Why does it come out perfectly round? No one really knows for certain. You could speculate that the Insta-Snow powder is trying to absorb the water from all directions resulting in the formation of a perfectly round, but very fragile, snowball. You might consider the fact that Nature uses spheres in everything from raindrops to planets to stars because it is a very good shape for equalizing forces. It is a question that needs more research. Go for it!
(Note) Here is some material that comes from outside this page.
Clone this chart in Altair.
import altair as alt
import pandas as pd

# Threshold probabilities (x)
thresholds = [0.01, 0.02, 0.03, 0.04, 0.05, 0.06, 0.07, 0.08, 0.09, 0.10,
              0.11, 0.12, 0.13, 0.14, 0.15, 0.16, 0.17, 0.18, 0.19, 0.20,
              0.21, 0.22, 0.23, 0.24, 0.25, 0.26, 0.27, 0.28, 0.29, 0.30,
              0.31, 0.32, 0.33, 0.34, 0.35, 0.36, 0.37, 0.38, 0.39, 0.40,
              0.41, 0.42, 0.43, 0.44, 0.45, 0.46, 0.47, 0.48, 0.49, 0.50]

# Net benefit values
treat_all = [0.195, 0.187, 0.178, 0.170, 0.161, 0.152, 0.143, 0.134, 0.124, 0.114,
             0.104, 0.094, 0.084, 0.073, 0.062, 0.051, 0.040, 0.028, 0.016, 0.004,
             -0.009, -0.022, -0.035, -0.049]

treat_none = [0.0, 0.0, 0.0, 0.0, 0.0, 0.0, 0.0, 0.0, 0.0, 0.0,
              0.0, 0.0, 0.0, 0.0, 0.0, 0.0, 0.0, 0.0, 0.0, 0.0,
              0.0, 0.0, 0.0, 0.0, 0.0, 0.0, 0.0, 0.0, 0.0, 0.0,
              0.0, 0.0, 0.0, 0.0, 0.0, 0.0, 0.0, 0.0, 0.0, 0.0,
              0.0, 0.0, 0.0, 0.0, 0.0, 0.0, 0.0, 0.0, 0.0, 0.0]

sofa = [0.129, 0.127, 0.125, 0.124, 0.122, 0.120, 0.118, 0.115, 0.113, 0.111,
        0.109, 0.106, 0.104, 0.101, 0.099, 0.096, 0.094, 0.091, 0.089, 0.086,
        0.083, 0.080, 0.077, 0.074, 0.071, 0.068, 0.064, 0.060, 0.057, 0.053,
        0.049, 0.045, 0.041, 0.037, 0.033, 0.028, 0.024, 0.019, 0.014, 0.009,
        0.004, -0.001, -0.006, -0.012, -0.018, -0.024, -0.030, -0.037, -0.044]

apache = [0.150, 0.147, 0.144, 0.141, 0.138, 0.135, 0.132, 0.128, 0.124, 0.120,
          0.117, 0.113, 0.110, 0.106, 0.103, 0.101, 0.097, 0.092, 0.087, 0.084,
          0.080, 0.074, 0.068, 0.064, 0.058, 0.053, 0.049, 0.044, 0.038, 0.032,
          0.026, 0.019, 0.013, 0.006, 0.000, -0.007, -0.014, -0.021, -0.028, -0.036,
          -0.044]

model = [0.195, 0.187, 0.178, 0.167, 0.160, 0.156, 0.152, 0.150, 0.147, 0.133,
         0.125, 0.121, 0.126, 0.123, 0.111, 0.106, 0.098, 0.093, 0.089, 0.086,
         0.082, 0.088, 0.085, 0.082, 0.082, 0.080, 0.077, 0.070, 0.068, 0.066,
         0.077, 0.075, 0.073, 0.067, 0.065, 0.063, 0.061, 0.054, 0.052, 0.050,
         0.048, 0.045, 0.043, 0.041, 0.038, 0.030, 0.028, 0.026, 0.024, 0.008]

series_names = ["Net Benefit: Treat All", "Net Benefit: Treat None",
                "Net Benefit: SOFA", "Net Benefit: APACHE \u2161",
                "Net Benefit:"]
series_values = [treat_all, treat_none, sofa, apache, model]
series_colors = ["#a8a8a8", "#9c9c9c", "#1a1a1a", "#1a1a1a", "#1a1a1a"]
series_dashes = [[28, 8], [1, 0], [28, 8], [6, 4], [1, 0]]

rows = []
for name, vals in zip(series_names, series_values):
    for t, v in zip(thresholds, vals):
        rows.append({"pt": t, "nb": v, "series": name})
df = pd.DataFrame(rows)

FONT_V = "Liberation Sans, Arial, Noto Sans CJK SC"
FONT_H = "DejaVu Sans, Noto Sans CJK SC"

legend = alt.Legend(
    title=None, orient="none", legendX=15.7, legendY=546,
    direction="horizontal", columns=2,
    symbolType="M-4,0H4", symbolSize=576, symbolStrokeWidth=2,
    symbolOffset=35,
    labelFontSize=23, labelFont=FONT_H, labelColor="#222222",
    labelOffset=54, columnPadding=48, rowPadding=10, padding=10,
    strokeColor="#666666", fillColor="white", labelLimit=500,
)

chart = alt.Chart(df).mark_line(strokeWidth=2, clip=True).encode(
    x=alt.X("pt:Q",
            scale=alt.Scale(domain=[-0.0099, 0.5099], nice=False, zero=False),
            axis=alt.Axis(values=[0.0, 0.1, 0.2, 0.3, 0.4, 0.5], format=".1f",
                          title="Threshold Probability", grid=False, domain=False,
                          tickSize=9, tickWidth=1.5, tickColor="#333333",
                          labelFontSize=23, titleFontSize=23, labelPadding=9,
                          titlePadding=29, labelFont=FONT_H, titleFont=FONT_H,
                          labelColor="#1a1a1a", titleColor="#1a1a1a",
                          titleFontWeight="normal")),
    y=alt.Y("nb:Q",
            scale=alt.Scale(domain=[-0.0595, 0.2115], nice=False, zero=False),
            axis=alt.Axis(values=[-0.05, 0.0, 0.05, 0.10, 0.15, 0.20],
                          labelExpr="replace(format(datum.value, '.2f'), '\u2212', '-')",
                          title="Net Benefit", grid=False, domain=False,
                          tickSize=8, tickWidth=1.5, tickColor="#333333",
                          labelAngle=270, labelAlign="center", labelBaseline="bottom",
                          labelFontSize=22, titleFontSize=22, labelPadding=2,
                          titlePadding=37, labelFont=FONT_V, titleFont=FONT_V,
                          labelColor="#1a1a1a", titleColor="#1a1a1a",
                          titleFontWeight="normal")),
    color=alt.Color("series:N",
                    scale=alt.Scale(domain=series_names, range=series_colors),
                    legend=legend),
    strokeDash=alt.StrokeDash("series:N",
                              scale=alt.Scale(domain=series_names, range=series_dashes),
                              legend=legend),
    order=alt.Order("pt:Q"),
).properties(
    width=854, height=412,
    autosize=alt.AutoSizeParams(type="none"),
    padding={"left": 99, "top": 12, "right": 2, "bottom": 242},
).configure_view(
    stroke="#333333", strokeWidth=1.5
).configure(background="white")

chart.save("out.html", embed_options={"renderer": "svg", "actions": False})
Insta-Snow was an accidental discovery and is made by linking together molecules of sodium polyacrylate polymer (polymer: a chain of repeating, identical molecules). Sodium polyacrylate is the same powder in super absorbent diapers. When water is added, the individual molecular clusters hydrate internally and expand independently, forming small, fluffy clusters that do not cling to surrounding clusters. This appears as the powdery “snow.” When more water is added, the water hydrates the outside surface of these clusters, they begin to stick together, and you get slush. Insta-Snow has a higher degree of “cross-linking” (connections) between long chains of molecules than the polymer in baby diapers. This tightly cross-linked network rapidly unfolds when it comes in contact with water and that accounts for its ability to swell up into a fluffy material instead of just holding a “water” blob inside a diaper. When the unfolding polymer begins to swell, it releases energy in the form of heat, an exothermic reaction. The heat dissipates quickly and the snow becomes cool to the touch because the snow is made up almost entirely of water and the water evaporates. The process of evaporation produces a constant cooling effect. That is why there is a little warmth at first followed by a steady, cool feeling. See? It really was warm at the start!